Lon Inaba, 67, was part of the third generation of his family to manage the farm — and the last of the Inabas with a desire to till soil and tend to vines. He was ready to retire and sell the farm that had long been his family's treasure. Several potentially lucrative options came to mind.

But then Inaba thought of the many acts of kindness that Yakama tribal members had shown his family, starting when his grandfather arrived in Wapato in the early 1900s from Japan in search of a better life.

There was the time when the Washington state Legislature banned "aliens" — including people of Japanese ancestry — from leasing land in the 1920s. It was a Yakama tribal member who told the family not to worry, that they could farm a portion of his land.

There was the time when the Inabas returned home to Wapato after they were detained in a government internment camp during World War II. Amid widespread discrimination, another Yakama man carved out a parcel so that the Inaba family could rebuild their farm.

"If it wasn't for the Indian nation, we would never have been able to be here," Shiz Inaba, 93, recalled telling Lon Inaba, her son.

The Yakama Nation recently expressed interest in buying the farm — now a 1,600-acre company that supplies top grocery chains — seeing an opportunity to improve the community's access to healthy produce.

"The level of poverty here has been such that it's the kind of stuff that people can't always afford to buy," said Jonalee Squeochs, who is overseeing a larger agricultural development project for the Yakama Nation.

Inaba calculated that selling to the tribe would mean that his family would likely receive millions of dollars less. But it did not matter. It felt right.

"Different individual tribal members were very kind to our family and to the Japanese community over the years," Inaba said, growing teary-eyed. "I thought, 'Hey, this could be a way to repay them.'"

When I visited the farm in September, I was struck by the serene mountain and desert landscape of the Yakima Valley, which belied a long history of heartache and displacement in the region.

By the time Inaba's grandfather, Shukichi Inaba, arrived in Wapato in 1907, it had already been about half a century since the federal government pressured the Yakama tribe to cede by treaty more than 10 million acres of their ancestral homelands.

The elder Inaba, together with his brother, took on the arduous task of clearing sagebrush on a plot leased from the Yakama Reservation, where there was more land available than west of the Cascade Range. They soon found success farming hay, potatoes and wheat.

By the 1930s, as many as 1,200 Japanese people, many of them American citizens, had settled nearby, building a thriving community around their Buddhist and Methodist churches and a Japanese language school.

But their success stirred resentment. Many of the Japanese farmers, including the Inabas, saw their lives upended by the 1921 land-lease ban. In later years, vigilantes set fire to haystacks on Japanese farms and threw bombs at and around their homes, according to Gail M. Nomura, a professor emerita of American ethnic studies at the University of Washington.

The anti-Japanese sentiment peaked after Japan attacked Pearl Harbor on Dec. 7, 1941. In early 1942, President Franklin D. Roosevelt signed Executive Order 9066, which sent more than 100,000 American citizens and other residents of Japanese ancestry to incarceration camps.
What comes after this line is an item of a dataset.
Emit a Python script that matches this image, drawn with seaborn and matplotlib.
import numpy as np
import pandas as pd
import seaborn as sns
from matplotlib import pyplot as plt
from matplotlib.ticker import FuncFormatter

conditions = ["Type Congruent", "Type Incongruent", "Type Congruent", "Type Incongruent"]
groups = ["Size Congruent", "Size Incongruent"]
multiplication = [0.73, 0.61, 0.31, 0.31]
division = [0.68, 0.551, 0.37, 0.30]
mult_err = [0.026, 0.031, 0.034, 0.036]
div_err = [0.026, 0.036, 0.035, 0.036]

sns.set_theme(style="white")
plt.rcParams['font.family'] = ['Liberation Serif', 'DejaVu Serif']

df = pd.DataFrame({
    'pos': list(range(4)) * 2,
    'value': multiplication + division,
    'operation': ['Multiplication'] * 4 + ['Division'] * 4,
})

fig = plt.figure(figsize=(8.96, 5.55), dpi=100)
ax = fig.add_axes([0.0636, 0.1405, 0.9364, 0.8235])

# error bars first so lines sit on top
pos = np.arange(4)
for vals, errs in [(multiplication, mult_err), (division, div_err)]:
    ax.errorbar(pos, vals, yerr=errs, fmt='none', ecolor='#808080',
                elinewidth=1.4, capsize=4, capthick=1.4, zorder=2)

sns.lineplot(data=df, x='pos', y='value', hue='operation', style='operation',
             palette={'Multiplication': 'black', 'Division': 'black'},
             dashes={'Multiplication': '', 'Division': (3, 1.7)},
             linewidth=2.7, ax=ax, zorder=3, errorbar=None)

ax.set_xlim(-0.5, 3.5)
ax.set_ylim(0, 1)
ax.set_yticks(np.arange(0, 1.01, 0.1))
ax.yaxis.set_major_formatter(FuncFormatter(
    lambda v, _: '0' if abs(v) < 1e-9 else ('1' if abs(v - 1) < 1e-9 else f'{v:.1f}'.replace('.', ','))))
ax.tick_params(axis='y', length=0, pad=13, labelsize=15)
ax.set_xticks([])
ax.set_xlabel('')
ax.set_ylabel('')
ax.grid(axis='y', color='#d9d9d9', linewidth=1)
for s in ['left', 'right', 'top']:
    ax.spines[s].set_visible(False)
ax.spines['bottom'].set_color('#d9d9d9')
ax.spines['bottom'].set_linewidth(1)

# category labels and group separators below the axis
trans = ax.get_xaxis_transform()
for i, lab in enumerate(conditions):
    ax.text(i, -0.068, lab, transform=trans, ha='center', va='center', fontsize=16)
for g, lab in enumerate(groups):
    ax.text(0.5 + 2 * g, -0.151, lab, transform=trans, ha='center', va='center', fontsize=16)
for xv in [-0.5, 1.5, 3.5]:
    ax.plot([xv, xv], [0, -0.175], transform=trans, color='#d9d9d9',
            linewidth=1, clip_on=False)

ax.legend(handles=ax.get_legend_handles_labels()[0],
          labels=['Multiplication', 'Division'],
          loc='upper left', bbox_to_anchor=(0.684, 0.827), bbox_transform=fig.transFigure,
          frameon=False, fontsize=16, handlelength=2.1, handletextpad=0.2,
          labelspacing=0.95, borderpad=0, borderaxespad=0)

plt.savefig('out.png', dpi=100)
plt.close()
Given the label #33120, the Inaba family — at the time Shukichi, his wife, Shigeko, and their seven children — spent more than two years at the Heart Mountain incarceration camp in Wyoming.

The Inabas were among the few Japanese American families who returned to Wapato after they were released. They found their farm had been taken over; their new car had fallen into disrepair. Signs reading "No Japs Wanted" dotted the Wapato area.
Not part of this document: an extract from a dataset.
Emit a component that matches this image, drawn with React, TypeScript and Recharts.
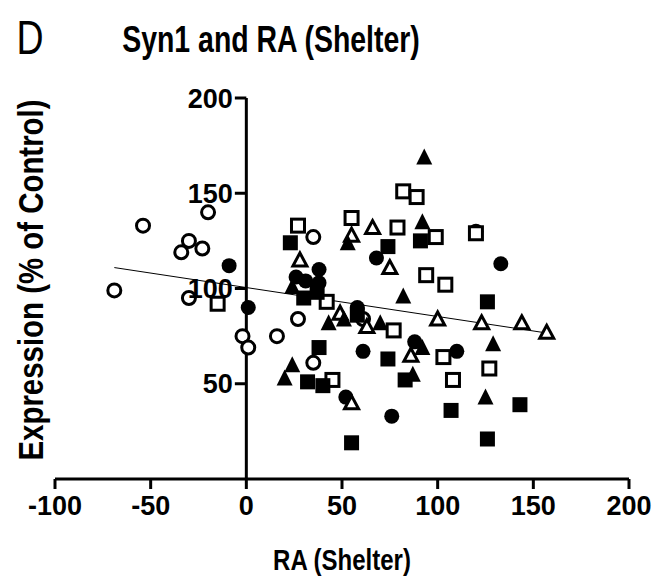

With the help of several Yakama tribal members and white neighbors, the Inaba family started over.

After several years of negotiations, the tribe last year purchased the farm for about $12 million.

Since acquiring the farm, the tribe has been experimenting with different ways of distributing produce to the community, including through donations and subscription boxes. It is part of the tribe's broader vision to give people more control of their food supply and nutrition.

There have been hurdles, such as contracts to transfer over and vendors to reassure. Developing farming expertise within the Yakama Nation, whose members generally have more experience in ranching and fishing, has been another challenge.

But both the Yakama and the Inabas are determined to make this project a success. Lon Inaba said he would work for two more years to help with the transition, and was prepared to stay longer if needed.

"I really think we kind of owe it to them," Inaba said. "We've had it tough for 75 years. They've had it tough for 600 years."